Fundamentalists have secured large blocs of seats in the parliaments of Tunisia, Morocco and Egypt because they represent the majority of the citizens of these countries who are devout, conservative, and distrustful of secular nationalists, leftists and liberals who have been associated with the discredited nationalist regimes.

Although Tunisia’s Al Nahda, Morocco’s Justice and Development Party, and Egypt’s Freedom and Justice are committed to “civil states,” these “moderate” parties will be constantly undermined by Salafis who are determined to impose Islamic canon law, Sharia, and conservative social practices, and, ultimately, transform their countries into Sunni “Islamic states.”

Western powers that have for decades used fundamentalists to counter Arab nationalists are preparing to exploit the rise of the fundamentalists.
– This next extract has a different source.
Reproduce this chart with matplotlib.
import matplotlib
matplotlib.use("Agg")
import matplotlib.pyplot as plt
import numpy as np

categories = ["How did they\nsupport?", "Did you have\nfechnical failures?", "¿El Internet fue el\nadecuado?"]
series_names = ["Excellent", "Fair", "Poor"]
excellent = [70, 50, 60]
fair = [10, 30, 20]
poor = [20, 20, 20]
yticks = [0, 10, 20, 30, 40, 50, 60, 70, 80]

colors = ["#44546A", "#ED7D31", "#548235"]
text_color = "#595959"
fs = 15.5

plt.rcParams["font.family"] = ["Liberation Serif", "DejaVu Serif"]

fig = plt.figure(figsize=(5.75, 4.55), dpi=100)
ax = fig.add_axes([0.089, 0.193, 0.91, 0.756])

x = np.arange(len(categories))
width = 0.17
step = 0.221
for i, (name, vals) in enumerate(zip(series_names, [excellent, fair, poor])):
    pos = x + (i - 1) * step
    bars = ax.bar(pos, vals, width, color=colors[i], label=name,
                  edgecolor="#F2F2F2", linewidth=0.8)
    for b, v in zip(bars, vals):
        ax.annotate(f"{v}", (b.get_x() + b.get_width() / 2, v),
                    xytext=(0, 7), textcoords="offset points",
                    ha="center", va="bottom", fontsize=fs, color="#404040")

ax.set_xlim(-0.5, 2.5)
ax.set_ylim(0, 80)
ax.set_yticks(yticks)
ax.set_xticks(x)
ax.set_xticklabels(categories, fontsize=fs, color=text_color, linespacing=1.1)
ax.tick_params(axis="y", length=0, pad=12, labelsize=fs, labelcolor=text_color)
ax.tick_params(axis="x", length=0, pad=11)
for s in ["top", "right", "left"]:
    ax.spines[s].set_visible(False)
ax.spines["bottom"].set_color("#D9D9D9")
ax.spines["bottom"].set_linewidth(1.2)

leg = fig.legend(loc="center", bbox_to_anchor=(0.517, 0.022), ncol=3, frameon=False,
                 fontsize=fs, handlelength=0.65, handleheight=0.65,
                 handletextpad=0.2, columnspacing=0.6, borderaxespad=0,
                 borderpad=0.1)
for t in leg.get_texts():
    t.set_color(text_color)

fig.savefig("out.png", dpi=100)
Their emergence will exacerbate tensions and open new divisions in this region, enabling Israel to carry on its colonisation of Palestinian and Syrian land and allowing the US to maintain its interests and military bases.

For Israel the rise of the fundamentalists is a blessing. Israel, a state based on ethnicity and rooted in the Jewish faith, very much prefers to be surrounded by countries ruled by religious parties. Israelis see the creation of “Islamic states” as a way to justify the existence of a “Jewish state.” Israel was seriously challenged by the secular nationalist regimes which have been its neighbours for the past half century.

Fundamentalists might not be as confrontational as secular nationalists. Egypt’s Freedom and Justice Party, the political arm of the Brotherhood, has called for changes in, but not abrogation of, the country’s one-sided peace treaty with Israel while one of the first pronouncements of the ultra-orthodox Sunni Noor Party was to affirm its adherence to the treaty as it stands.